Problem statement:
Tell how many lines carry the word "this"; the reply is the number and nothing else.

Stored data:
■ ■ ■

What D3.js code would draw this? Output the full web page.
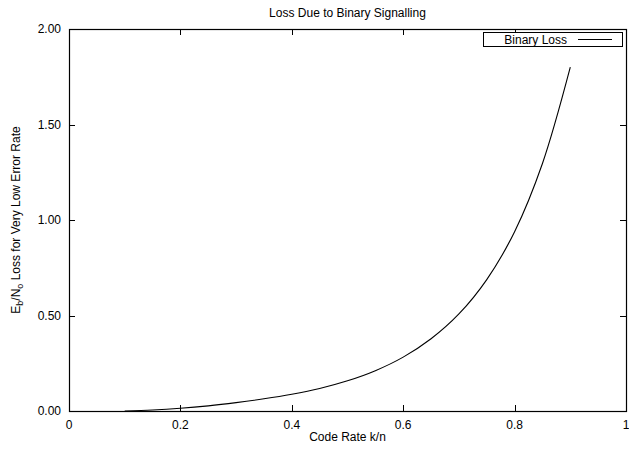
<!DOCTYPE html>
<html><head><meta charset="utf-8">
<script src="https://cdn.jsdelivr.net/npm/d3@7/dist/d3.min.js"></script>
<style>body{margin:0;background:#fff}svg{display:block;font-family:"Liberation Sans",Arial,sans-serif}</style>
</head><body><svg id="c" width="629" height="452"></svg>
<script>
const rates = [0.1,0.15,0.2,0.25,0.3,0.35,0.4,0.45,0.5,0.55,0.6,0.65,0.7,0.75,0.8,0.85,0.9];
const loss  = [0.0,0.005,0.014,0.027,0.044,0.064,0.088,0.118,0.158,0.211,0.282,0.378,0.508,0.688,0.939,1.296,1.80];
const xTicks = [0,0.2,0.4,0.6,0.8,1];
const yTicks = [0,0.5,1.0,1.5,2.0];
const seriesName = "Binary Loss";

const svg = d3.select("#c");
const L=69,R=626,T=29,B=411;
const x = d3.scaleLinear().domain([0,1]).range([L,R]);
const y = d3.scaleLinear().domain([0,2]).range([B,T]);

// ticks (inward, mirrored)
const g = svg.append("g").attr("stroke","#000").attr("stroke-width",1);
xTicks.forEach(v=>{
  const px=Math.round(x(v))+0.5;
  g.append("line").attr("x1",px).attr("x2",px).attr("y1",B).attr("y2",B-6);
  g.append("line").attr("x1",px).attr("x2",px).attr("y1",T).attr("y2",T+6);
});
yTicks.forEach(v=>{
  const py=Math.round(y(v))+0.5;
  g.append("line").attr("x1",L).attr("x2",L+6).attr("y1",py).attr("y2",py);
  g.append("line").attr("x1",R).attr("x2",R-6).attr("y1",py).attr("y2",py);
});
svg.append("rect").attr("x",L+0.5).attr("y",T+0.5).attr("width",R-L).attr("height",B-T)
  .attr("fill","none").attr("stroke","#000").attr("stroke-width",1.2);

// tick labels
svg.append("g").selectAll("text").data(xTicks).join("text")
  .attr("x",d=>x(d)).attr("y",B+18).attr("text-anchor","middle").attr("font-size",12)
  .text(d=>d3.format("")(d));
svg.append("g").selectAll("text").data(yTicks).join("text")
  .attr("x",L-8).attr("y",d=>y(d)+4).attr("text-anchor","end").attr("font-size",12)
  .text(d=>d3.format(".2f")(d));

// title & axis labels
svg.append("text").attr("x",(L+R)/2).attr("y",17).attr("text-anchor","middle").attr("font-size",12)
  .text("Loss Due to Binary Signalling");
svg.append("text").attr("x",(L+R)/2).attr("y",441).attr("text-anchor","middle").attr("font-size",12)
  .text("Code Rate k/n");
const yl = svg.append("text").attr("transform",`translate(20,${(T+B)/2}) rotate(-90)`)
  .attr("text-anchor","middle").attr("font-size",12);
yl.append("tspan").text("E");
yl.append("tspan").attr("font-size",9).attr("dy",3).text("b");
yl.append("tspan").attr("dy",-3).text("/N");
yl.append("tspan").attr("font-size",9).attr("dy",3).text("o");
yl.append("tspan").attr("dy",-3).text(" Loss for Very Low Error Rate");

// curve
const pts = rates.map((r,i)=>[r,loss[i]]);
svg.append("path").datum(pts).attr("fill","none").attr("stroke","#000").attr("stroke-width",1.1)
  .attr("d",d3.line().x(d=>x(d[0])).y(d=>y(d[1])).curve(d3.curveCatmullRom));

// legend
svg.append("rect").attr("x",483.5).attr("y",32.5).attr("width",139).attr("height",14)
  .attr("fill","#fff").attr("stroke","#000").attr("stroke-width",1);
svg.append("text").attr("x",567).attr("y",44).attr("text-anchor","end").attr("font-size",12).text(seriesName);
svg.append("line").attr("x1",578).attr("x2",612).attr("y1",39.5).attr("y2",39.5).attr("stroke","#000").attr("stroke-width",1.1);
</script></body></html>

■ ■ ■

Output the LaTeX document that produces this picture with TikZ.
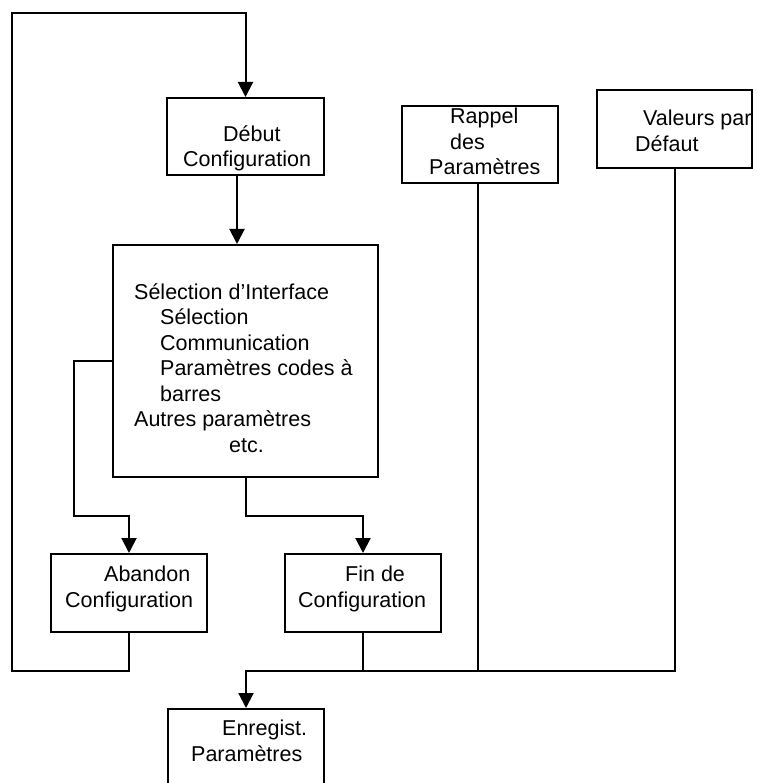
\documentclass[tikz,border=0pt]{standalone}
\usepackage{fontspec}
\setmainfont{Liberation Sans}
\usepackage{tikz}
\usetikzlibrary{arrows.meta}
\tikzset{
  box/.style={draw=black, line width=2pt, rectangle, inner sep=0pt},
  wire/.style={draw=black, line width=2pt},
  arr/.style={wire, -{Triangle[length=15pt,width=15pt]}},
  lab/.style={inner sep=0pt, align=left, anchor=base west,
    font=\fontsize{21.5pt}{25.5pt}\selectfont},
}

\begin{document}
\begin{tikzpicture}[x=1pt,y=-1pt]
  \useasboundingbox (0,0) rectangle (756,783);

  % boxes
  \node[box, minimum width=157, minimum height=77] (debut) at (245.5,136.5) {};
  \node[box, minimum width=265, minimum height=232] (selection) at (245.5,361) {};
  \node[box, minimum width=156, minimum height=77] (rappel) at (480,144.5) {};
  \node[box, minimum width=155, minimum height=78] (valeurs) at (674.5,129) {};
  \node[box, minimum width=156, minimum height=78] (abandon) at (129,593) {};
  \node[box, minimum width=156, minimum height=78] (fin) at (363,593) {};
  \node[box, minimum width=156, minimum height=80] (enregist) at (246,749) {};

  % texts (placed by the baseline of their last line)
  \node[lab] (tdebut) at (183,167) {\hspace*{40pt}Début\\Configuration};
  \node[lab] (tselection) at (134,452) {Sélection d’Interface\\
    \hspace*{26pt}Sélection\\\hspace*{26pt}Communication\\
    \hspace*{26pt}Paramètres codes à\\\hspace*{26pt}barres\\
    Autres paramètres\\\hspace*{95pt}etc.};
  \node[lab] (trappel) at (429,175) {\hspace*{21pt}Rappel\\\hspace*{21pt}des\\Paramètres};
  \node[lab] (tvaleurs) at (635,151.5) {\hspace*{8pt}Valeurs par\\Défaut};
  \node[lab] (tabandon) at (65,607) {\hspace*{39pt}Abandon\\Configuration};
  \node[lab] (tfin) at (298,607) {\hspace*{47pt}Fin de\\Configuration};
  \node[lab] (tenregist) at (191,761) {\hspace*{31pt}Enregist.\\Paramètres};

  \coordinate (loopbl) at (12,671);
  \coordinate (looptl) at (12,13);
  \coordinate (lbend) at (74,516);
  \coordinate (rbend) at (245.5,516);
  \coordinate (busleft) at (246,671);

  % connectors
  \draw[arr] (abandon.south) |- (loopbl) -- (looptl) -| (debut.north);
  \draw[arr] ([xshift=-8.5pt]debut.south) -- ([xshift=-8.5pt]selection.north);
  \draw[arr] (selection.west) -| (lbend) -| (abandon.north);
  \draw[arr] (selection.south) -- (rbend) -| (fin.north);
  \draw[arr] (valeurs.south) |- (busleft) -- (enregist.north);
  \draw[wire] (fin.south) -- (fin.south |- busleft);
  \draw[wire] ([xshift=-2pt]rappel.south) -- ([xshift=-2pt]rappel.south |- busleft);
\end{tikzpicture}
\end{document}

■ ■ ■

Reply to the exercise:
2